Capítulo XII. O sacramento da resposta dada e do encontro celebrado.
Outra bela figura de sacramento é a do encontro, pois “o sacramento emerge, fundamentalmente, como encontro do Deus que dês-cende ao homem e do homem que as-cende para Deus” (p. 72). O concílio de Trento expressou a necessidade da abertura e conversão da pessoa para a eficácia do sacramento. Deus quer, mas é preciso que o homem também queira. E mais, exige compromisso, engajamento. Aliás, na Igreja primitiva só recebia o sacramento do batismo (o rito) quem se comprometia ao engajamento (sacramentum) para o martírio (p. 74).
Capítulo XIII. O dia-bólico e o sim-bólico no universo sacramental.

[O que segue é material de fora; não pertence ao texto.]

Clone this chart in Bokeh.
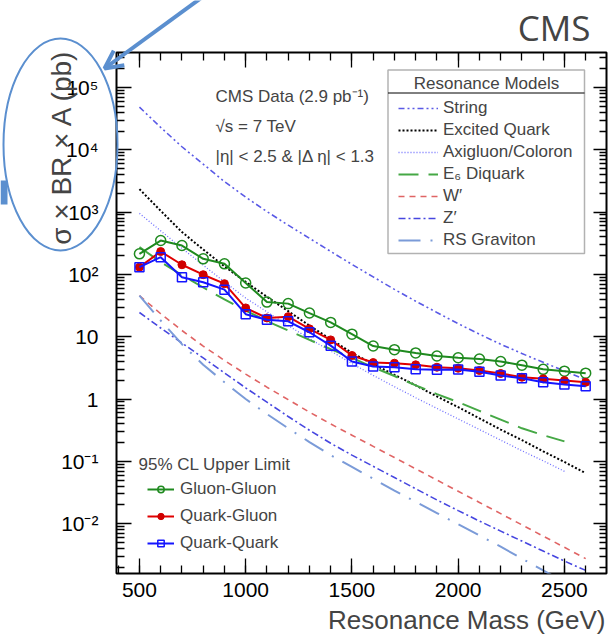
import numpy as np
from bokeh.plotting import figure
from bokeh.layouts import column
from bokeh.models import (Range1d, FixedTicker, LinearAxis, LogAxis, Label, Legend, LegendItem,
                          BoxAnnotation, Arrow, OpenHead, CustomJSTickFormatter, Title)
from bokeh.embed import file_html
from bokeh.resources import INLINE

# ---------------- data ----------------
mass = [500, 600, 700, 800, 900, 1000, 1100, 1200, 1300, 1400, 1500,
        1600, 1700, 1800, 1900, 2000, 2100, 2200, 2300, 2400, 2500, 2600]
mass_short = mass[:-1]  # curves that stop at 2500 GeV

gluon_gluon = [214, 350, 291, 178, 148, 73, 36, 34, 24, 17, 11, 7.1, 6.2, 5.5, 4.9, 4.6,
               4.4, 4.0, 3.5, 3.0, 2.8, 2.6]
quark_gluon = [131, 233, 143, 99, 71, 29, 20, 21, 13.4, 8.9, 5.0, 3.85, 3.76, 3.54, 3.24,
               3.12, 2.87, 2.57, 2.24, 2.11, 1.98, 1.86]
quark_quark = [131, 189, 90, 75, 57, 23, 18.7, 17.7, 11.8, 7.2, 4.0, 3.33, 3.24, 3.01, 2.94,
               2.98, 2.74, 2.38, 2.16, 1.86, 1.71, 1.60]

string_model = [48400, 22900, 11200, 5890, 3090, 1740, 1020, 617, 380, 234, 145, 91.2, 57.5,
                37.2, 24.5, 16.2, 11.0, 7.59, 5.37, 3.89, 2.82, 2.04]
excited_quark = [2340, 1050, 479, 251, 135, 75.9, 43.7, 25.7, 15.1, 9.12, 5.50, 3.63, 2.45,
                 1.66, 1.10, 0.741, 0.490, 0.324, 0.219, 0.145, 0.0977, 0.0646]
axigluon = [955, 501, 263, 141, 75.9, 41.7, 25.1, 15.1, 9.33, 5.89, 3.72, 2.40, 1.58, 1.05,
            0.708, 0.479, 0.324, 0.219, 0.148, 0.102, 0.0692]
e6_diquark = [275, 158, 97.7, 61.7, 39.8, 26.3, 17.8, 12.6, 8.91, 6.31, 4.57, 3.24, 2.34,
              1.66, 1.20, 0.891, 0.646, 0.468, 0.339, 0.263, 0.209]
w_prime = [45.7, 23.4, 12.6, 7.08, 4.17, 2.51, 1.55, 0.977, 0.617, 0.398, 0.263, 0.174,
           0.115, 0.0759, 0.0501, 0.0331, 0.0219, 0.0145, 0.00955, 0.00631, 0.00417, 0.00275]
z_prime = [24.5, 13.8, 7.94, 4.57, 2.63, 1.51, 0.891, 0.525, 0.316, 0.195, 0.126, 0.0832,
           0.0550, 0.0363, 0.0240, 0.0162, 0.0110, 0.00759, 0.00525, 0.00363, 0.00251, 0.00178]
rs_graviton = [45.7, 18.2, 7.59, 3.55, 1.86, 1.00, 0.575, 0.339, 0.204, 0.126, 0.0813,
               0.0525, 0.0339, 0.0224, 0.0148, 0.00977, 0.00646, 0.00427, 0.00275, 0.00178,
               0.00115, 0.000741]

x_tick_values = [500, 1000, 1500, 2000, 2500]
x_tick_labels = ["500", "1000", "1500", "2000", "2500"]
y_tick_values = [1e-2, 1e-1, 1, 10, 100, 1e3, 1e4, 1e5]
y_tick_labels = ["10⁻²", "10⁻¹", "1", "10", "10²", "10³", "10⁴", "10⁵"]

model_names = ["String", "Excited Quark", "Axigluon/Coloron", "E₆ Diquark", "W′", "Z′", "RS Graviton"]
limit_names = ["Gluon-Gluon", "Quark-Gluon", "Quark-Quark"]

# ---------------- figure ----------------
FONT = "Liberation Sans"
W, H = 616, 643
p = figure(width=W, height=H, y_axis_type="log",
           x_range=Range1d(392, 2698), y_range=Range1d(10 ** -2.80, 10 ** 5.562),
           output_backend="svg", toolbar_location=None,
           min_border_left=116, min_border_right=10, min_border_top=52, min_border_bottom=70)
p.xgrid.visible = False
p.ygrid.visible = False
p.outline_line_color = "black"
p.outline_line_width = 2
p.background_fill_color = "white"
p.border_fill_color = "white"

x_minor = list(range(400, 2701, 100))
y_minor = [k * 10.0 ** n for n in range(-3, 6) for k in range(2, 10)]
xt = FixedTicker(ticks=x_tick_values, minor_ticks=x_minor)
yt = FixedTicker(ticks=y_tick_values, minor_ticks=y_minor)


def style_axis(ax, major_len, minor_len):
    ax.axis_line_color = None
    ax.major_tick_in = major_len
    ax.major_tick_out = 0
    ax.minor_tick_in = minor_len
    ax.minor_tick_out = 0
    ax.major_tick_line_color = "black"
    ax.minor_tick_line_color = "black"
    ax.major_tick_line_width = 1.3
    ax.minor_tick_line_width = 1.3
    ax.major_label_text_font = FONT
    ax.major_label_text_color = "black"


xa = p.xaxis[0]
xa.ticker = xt
style_axis(xa, 15, 8)
xa.formatter = CustomJSTickFormatter(args=dict(vals=x_tick_values, labs=x_tick_labels),
                                     code="const i = vals.indexOf(tick); return i >= 0 ? labs[i] : ''")
xa.major_label_text_font_size = "21px"
xa.major_label_standoff = 9

ya = p.yaxis[0]
ya.ticker = yt
style_axis(ya, 15, 8)
ya.formatter = CustomJSTickFormatter(
    args=dict(vals=y_tick_values, labs=y_tick_labels),
    code="for (let i = 0; i < vals.length; i++) { if (Math.abs(Math.log10(vals[i]) - Math.log10(tick)) < 1e-6) return labs[i]; } return ''")
ya.major_label_text_font_size = "21px"
ya.major_label_standoff = 18

top_ax = LinearAxis(ticker=xt, formatter=CustomJSTickFormatter(code="return ''"))
style_axis(top_ax, 15, 8)
top_ax.major_label_text_font_size = "0px"
top_ax.major_label_standoff = 0
p.add_layout(top_ax, "above")

right_ax = LogAxis(ticker=yt, formatter=CustomJSTickFormatter(code="return ''"))
style_axis(right_ax, 13, 7)
right_ax.major_label_text_font_size = "0px"
right_ax.major_label_standoff = 0
p.add_layout(right_ax, "right")

p.add_layout(Title(text="Resonance Mass (GeV)", align="right", offset=1, standoff=6,
                   text_font=FONT, text_font_size="26px", text_font_style="normal"), "below")

# ---------------- theory curves ----------------
r_string = p.line(mass, string_model, line_color="#5a5ae6", line_width=1.6, line_dash="6 3 2 3 2 3")
r_exq = p.line(mass, excited_quark, line_color="black", line_width=2, line_dash="2 2")
r_axi = p.line(mass_short, axigluon, line_color="#6f6fff", line_width=1.3, line_dash="1 2")
r_e6 = p.line(mass_short, e6_diquark, line_color="#45a845", line_width=2, line_dash="20 10")
r_w = p.line(mass, w_prime, line_color="#e06464", line_width=1.6, line_dash="6 5")
r_z = p.line(mass, z_prime, line_color="#4646e0", line_width=1.6, line_dash="7 3 2 3")
r_rs = p.line(mass, rs_graviton, line_color="#7b9bd8", line_width=2, line_dash="22 10 2 10")

# ---------------- measured limits ----------------
gg_l = p.line(mass, gluon_gluon, line_color="#1f8a1f", line_width=2)
gg_m = p.scatter(mass, gluon_gluon, marker="circle", size=10, fill_color=None,
                 line_color="#1f8a1f", line_width=1.5)
qg_l = p.line(mass, quark_gluon, line_color="#e00000", line_width=2)
qg_m = p.scatter(mass, quark_gluon, marker="circle", size=8, fill_color="#d00000",
                 line_color="#d00000")
qq_l = p.line(mass, quark_quark, line_color="#1515ff", line_width=2)
qq_m = p.scatter(mass, quark_quark, marker="square", size=9, fill_color=None,
                 line_color="#1515ff", line_width=1.5)

# ---------------- resonance models legend ----------------
p.add_layout(BoxAnnotation(left=271.5, right=468, bottom=320, top=503.5,
                           left_units="screen", right_units="screen",
                           bottom_units="screen", top_units="screen",
                           fill_color="white", fill_alpha=1, line_color="black", line_width=1.5,
                           level="annotation"))
p.add_layout(Arrow(x_start=271.5, y_start=480.5, x_end=468, y_end=480.5,
                   start_units="screen", end_units="screen", end=None,
                   line_color="black", line_width=1))
p.add_layout(Label(x=370, y=490, x_units="screen", y_units="screen", text="Resonance Models",
                   text_align="center", text_baseline="alphabetic",
                   text_font=FONT, text_font_size="17px"))
model_renderers = [r_string, r_exq, r_axi, r_e6, r_w, r_z, r_rs]
leg1 = Legend(items=[LegendItem(label=n, renderers=[r]) for n, r in zip(model_names, model_renderers)],
              location=(282, 322), padding=0, border_line_color=None, background_fill_alpha=0,
              glyph_width=40, glyph_height=14, label_standoff=5, label_height=22, spacing=0,
              label_text_font=FONT, label_text_font_size="17px")
p.add_layout(leg1)

# ---------------- limits legend ----------------
p.add_layout(Label(x=22, y=109, x_units="screen", y_units="screen", text="95% CL Upper Limit",
                   text_align="left", text_baseline="alphabetic",
                   text_font=FONT, text_font_size="17px"))
leg2 = Legend(items=[LegendItem(label=limit_names[0], renderers=[gg_l, gg_m]),
                     LegendItem(label=limit_names[1], renderers=[qg_l, qg_m]),
                     LegendItem(label=limit_names[2], renderers=[qq_l, qq_m])],
              location=(31, 20), padding=0, border_line_color=None, background_fill_alpha=0,
              glyph_width=27, glyph_height=16, label_standoff=6, label_height=20, spacing=7,
              label_text_font=FONT, label_text_font_size="17px")
p.add_layout(leg2)

# ---------------- texts in the frame ----------------
for txt, yy in [("CMS Data (2.9 pb⁻¹)", 477), ("√s = 7 TeV", 447), ("|η| < 2.5 & |Δ η| < 1.3", 417)]:
    p.add_layout(Label(x=99, y=yy, x_units="screen", y_units="screen", text=txt,
                       text_align="left", text_baseline="alphabetic",
                       text_font=FONT, text_font_size="17px"))

# ---------------- transparent overlay over the whole chart (slide call-outs, outer texts) ----
ov = figure(width=W, height=H, x_range=Range1d(0, W), y_range=Range1d(H, 0),
            x_axis_type=None, y_axis_type=None, output_backend="svg", toolbar_location=None,
            min_border=0, margin=(-H, 0, 0, 0))
ov.frame_align = False
p.frame_align = False
ov.grid.visible = False
ov.outline_line_color = None
ov.background_fill_alpha = 0
ov.border_fill_alpha = 0

ov.add_layout(Label(x=61, y=48, text="σ × BR × A (pb)", angle=np.pi / 2,
                    text_align="right", text_baseline="middle",
                    text_font=FONT, text_font_size="28px"))
ov.add_layout(Label(x=590, y=27, text="CMS", text_align="right", text_baseline="alphabetic",
                    text_font="Open Sans", text_font_size="35px"))

CALL = "#5b8fcf"
ov.ellipse(x=[60], y=[144], width=[114], height=[212], fill_alpha=0, line_color=CALL, line_width=2)
ov.quad(left=[0], right=[7], top=[180], bottom=[204], fill_color=CALL, line_color=None)
ov.add_layout(Arrow(x_start=204, y_start=-5, x_end=104, y_end=68,
                    end=OpenHead(size=18, line_width=4, line_color=CALL),
                    line_color=CALL, line_width=4))

layout = column(p, ov, spacing=0)
open("out.html", "w").write(file_html(layout, INLINE))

O sacramento requer fé, pois sem ela não fala nada e de nada (p. 77). Em segundo lugar o sacramento expressa a fé e em terceiro, a alimenta. Por fim, o sacramento concretiza a Igreja universal para uma determinada situação crucial da vida (p. 77-78). Ele é rememorativo, comemorativo e antecipativo. É a vida, pois “são os sacramentos da vida que festejam a vida dos sacramentos” (p. 78). É preciso ter cuidado para não profaná-los. O sacramento pode ser buscado de forma dia-bólica, também. Quando se busca por buscá-lo (sacramentismo), quando se vai com espírito capitalista querendo acumular graças e quando se lhe atribui espírito mágico. É preciso conversão para viver a vida que os sacramentos concedem. Sim, conversão, pois “sacramento com conversão é salvação” (p. 84).
Opinião referente à obra.

O autor atinge seu objetivo quando propõe encontrar no solo da vida e dos acontecimentos mais corriqueiros os sinais transcendentes que se legitimam como sacramentos. Ele foi feliz nos exemplos, nas descrições e na conceituação de cada item necessário para o estudo-aprendizagem do tema Sacramentos. É uma teologia altamente sofisticada, mas apresentada como certo sacramentalismo, por isso, de fácil compreensão. Cabe sua leitura muitas vezes, bem como sua socialização. O resumo nas últimas páginas conclui com maestria a obra. Mais do que falar dos sacramentos, Boff deixou que os sacramentos falassem ao recordar fatos, ritos e objetos do comum de sua vida, remetendo-nos, como leitores, aos fatos sacramentais de nossa história pessoal. Excelente indicação.